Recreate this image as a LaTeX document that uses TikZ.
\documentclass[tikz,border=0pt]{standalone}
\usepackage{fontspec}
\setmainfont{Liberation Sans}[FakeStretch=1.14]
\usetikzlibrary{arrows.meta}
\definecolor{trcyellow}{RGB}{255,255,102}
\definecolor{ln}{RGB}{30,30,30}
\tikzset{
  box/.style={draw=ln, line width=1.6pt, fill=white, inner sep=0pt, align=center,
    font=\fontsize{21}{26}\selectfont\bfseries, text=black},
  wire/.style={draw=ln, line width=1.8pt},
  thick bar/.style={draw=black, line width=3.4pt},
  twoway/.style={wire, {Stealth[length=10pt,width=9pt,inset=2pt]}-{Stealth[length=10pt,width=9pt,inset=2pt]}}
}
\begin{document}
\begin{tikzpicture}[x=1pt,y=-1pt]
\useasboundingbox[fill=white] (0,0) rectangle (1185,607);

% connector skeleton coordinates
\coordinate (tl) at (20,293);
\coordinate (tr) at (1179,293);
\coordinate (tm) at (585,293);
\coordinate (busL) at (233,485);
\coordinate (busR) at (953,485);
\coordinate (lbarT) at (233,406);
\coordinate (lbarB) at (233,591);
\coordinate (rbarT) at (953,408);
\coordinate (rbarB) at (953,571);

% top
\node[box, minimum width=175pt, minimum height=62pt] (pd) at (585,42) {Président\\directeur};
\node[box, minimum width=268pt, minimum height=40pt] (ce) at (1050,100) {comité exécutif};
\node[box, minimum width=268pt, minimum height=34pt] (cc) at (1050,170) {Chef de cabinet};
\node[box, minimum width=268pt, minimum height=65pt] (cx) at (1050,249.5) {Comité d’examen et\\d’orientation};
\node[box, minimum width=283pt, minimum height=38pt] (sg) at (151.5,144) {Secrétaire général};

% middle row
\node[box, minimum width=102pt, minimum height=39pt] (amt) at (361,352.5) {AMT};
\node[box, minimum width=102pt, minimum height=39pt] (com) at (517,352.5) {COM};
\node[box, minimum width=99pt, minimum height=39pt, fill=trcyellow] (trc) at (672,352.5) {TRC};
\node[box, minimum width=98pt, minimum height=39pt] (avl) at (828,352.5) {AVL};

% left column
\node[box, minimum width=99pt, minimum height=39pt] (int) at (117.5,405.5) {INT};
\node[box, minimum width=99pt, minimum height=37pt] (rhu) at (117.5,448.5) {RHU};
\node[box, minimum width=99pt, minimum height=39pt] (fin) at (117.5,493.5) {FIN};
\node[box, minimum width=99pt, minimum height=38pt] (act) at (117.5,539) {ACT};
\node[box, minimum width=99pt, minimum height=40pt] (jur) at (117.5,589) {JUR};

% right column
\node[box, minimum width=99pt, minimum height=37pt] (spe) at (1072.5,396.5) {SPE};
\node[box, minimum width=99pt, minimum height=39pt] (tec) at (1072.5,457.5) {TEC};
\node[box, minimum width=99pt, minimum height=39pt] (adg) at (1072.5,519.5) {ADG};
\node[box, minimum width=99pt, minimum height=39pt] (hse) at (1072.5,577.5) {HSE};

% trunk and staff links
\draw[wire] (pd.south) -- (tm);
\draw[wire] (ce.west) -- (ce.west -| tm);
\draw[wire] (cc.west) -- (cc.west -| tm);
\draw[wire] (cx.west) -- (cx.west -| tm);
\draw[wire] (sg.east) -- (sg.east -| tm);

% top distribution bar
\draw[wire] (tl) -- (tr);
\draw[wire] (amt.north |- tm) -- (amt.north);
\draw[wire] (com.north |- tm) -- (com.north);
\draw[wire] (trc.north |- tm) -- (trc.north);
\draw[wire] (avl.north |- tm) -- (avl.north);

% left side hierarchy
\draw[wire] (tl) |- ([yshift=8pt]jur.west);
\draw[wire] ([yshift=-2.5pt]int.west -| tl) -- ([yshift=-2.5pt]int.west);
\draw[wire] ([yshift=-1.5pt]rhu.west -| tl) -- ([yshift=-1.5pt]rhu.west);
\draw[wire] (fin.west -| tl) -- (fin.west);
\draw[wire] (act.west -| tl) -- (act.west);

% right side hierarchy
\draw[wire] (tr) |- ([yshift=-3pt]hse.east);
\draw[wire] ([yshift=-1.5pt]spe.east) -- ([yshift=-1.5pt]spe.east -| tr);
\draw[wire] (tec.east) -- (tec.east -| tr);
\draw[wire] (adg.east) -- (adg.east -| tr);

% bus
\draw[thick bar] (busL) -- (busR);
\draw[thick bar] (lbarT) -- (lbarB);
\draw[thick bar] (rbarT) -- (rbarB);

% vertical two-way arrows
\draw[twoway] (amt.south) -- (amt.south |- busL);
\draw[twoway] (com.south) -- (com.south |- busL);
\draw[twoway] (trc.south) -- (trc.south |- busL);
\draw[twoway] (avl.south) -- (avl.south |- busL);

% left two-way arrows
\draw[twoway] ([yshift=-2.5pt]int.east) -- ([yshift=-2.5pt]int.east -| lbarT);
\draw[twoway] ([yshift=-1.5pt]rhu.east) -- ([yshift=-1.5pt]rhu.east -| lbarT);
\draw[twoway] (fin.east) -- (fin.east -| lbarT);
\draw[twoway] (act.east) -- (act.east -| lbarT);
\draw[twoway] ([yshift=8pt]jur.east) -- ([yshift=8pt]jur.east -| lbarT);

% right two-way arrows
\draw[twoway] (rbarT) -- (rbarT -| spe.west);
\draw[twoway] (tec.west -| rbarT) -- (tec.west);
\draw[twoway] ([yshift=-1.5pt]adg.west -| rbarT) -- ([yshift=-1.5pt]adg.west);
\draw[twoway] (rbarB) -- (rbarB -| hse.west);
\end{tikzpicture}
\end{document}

* WORK INSTRUCTIONS
Copy out the listing above, line by line and exactly, from its first line to the line holding "minimum width=98pt, minimum", inclusive.

* RESPONSE FOR THIS EXERCISE
Recreate this image as a LaTeX document that uses TikZ.
\documentclass[tikz,border=0pt]{standalone}
\usepackage{fontspec}
\setmainfont{Liberation Sans}[FakeStretch=1.14]
\usetikzlibrary{arrows.meta}
\definecolor{trcyellow}{RGB}{255,255,102}
\definecolor{ln}{RGB}{30,30,30}
\tikzset{
  box/.style={draw=ln, line width=1.6pt, fill=white, inner sep=0pt, align=center,
    font=\fontsize{21}{26}\selectfont\bfseries, text=black},
  wire/.style={draw=ln, line width=1.8pt},
  thick bar/.style={draw=black, line width=3.4pt},
  twoway/.style={wire, {Stealth[length=10pt,width=9pt,inset=2pt]}-{Stealth[length=10pt,width=9pt,inset=2pt]}}
}
\begin{document}
\begin{tikzpicture}[x=1pt,y=-1pt]
\useasboundingbox[fill=white] (0,0) rectangle (1185,607);

% connector skeleton coordinates
\coordinate (tl) at (20,293);
\coordinate (tr) at (1179,293);
\coordinate (tm) at (585,293);
\coordinate (busL) at (233,485);
\coordinate (busR) at (953,485);
\coordinate (lbarT) at (233,406);
\coordinate (lbarB) at (233,591);
\coordinate (rbarT) at (953,408);
\coordinate (rbarB) at (953,571);

% top
\node[box, minimum width=175pt, minimum height=62pt] (pd) at (585,42) {Président\\directeur};
\node[box, minimum width=268pt, minimum height=40pt] (ce) at (1050,100) {comité exécutif};
\node[box, minimum width=268pt, minimum height=34pt] (cc) at (1050,170) {Chef de cabinet};
\node[box, minimum width=268pt, minimum height=65pt] (cx) at (1050,249.5) {Comité d’examen et\\d’orientation};
\node[box, minimum width=283pt, minimum height=38pt] (sg) at (151.5,144) {Secrétaire général};

% middle row
\node[box, minimum width=102pt, minimum height=39pt] (amt) at (361,352.5) {AMT};
\node[box, minimum width=102pt, minimum height=39pt] (com) at (517,352.5) {COM};
\node[box, minimum width=99pt, minimum height=39pt, fill=trcyellow] (trc) at (672,352.5) {TRC};
\node[box, minimum width=98pt, minimum height=39pt] (avl) at (828,352.5) {AVL};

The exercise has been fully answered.